THE UK construction sector shed staff at the fastest pace for 14 months in October, as housebuilding and commercial property construction activity continued to decline, a survey showed yesterday.

However, a slowing of the rate of decline in housebuilding and continued growth in civil engineering meant that the survey from the Chartered Institute of Purchasing and Supply (CIPS) recorded a return to marginal growth of overall UK construction activity last month.

The fragility of the sector was nevertheless underlined by a continuing fall in new orders for UK construction companies. New orders have now declined for five consecutive months.

And construction companies' confidence about the year ahead remained relatively weak.

Housebuilding activity has fallen for five straight months. Commercial property construction activity has dropped in each of the past three months.

CIPS's headline activity index for UK construction rose from 49.5 in September to 50.9 in October on a seasonally adjusted basis.

While this index was above the level of 50, which separates expansion from contraction in this survey, after two months below this level, CIPS pointed out the October reading was "only fractionally" in growth territory.

It added that the October reading was also much weaker than the average of 56.3 in the decade leading up to the global financial crisis in 2008, "thereby highlighting an ongoing subdued trend in output across the construction sector".

Howard Archer, chief UK economist at consultancy IHS Global Insight, said: "Despite the marginal rise in the headline activity index, the October purchasing managers' survey still points to a markedly struggling construction sector, and indicates that it is very possible that the sector could be headed for yet further contraction in the fourth quarter after it markedly failed to join in the general rebound in economic activity in the third quarter."

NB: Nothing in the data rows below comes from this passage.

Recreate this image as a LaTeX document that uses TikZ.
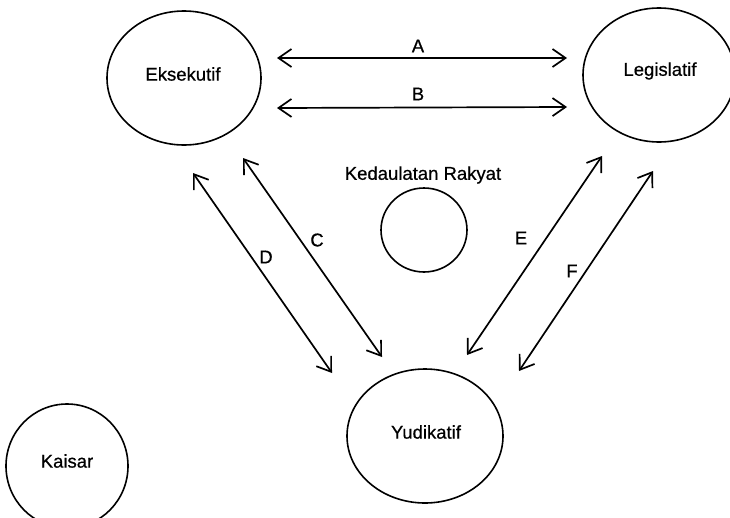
\documentclass[tikz,border=0pt]{standalone}
\usepackage{fontspec}
\setmainfont{Liberation Sans}[FakeBold=0.6]
\usetikzlibrary{shapes.geometric,arrows.meta}
\begin{document}
\begin{tikzpicture}[x=1pt,y=-1pt,
  org/.style={draw,ellipse,line width=1.6pt,inner sep=0pt},
  lbl/.style={font=\fontsize{18.5}{22}\selectfont,inner sep=0pt},
  barb/.tip={Straight Barb[length=13pt,width=18pt,line width=1.7pt]},
  rel/.style={line width=1.7pt,barb-barb}]
\useasboundingbox (0,0) rectangle (730,517);
% bodies
\node[org,minimum width=154pt,minimum height=134pt] (eks) at (184,78) {};
\node[org,minimum width=152pt,minimum height=134pt] (leg) at (659,75) {};
\node[org,minimum width=156pt,minimum height=134pt] (yud) at (425,436) {};
\node[org,minimum width=122pt,minimum height=124pt] (kai) at (67,466) {};
\node[org,minimum width=86pt,minimum height=84pt] (ked) at (424,230) {};
% names
\node[lbl] (eksT) at (183,74) {Eksekutif};
\node[lbl] (legT) at (660,71) {Legislatif};
\node[lbl] (yudT) at (426,432) {Yudikatif};
\node[lbl] (kaiT) at (67,461) {Kaisar};
\node[lbl] (kedT) at (423,175) {Kedaulatan Rakyat};
% arrow ends
\coordinate (a1) at (277,58);  \coordinate (a2) at (567,58);
\coordinate (b1) at (277,108); \coordinate (b2) at (567,107);
\coordinate (c1) at (243,158); \coordinate (c2) at (382,357);
\coordinate (d1) at (193,173); \coordinate (d2) at (332,373);
\coordinate (e1) at (602,156); \coordinate (e2) at (467,355);
\coordinate (f1) at (653,171); \coordinate (f2) at (519,371);
\draw[rel] (a1) -- (a2);
\draw[rel] (b1) -- (b2);
\draw[rel] (c1) -- (c2);
\draw[rel] (d1) -- (d2);
\draw[rel] (e1) -- (e2);
\draw[rel] (f1) -- (f2);
% letters
\node[lbl] (lA) at (418,46) {A};
\node[lbl] (lB) at (418,94) {B};
\node[lbl] (lC) at (317,240) {C};
\node[lbl] (lD) at (266,257) {D};
\node[lbl] (lE) at (521,238) {E};
\node[lbl] (lF) at (572,271) {F};
\end{tikzpicture}
\end{document}
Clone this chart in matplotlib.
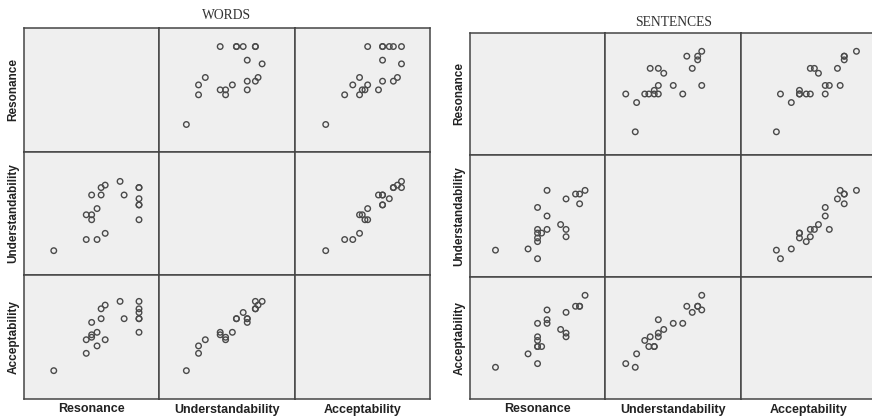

He noted that, on the basis of figures from the Office for National Statistics, UK construction output had fallen by a further 2.5% quarter-on-quarter in the three months to September.

Tim Moore, senior economist at financial information company Markit, and author of CIPS's UK construction sector survey, said: "The bigger picture remains bleak given ongoing falls in new orders, alongside renewed job cuts across the sector over the month."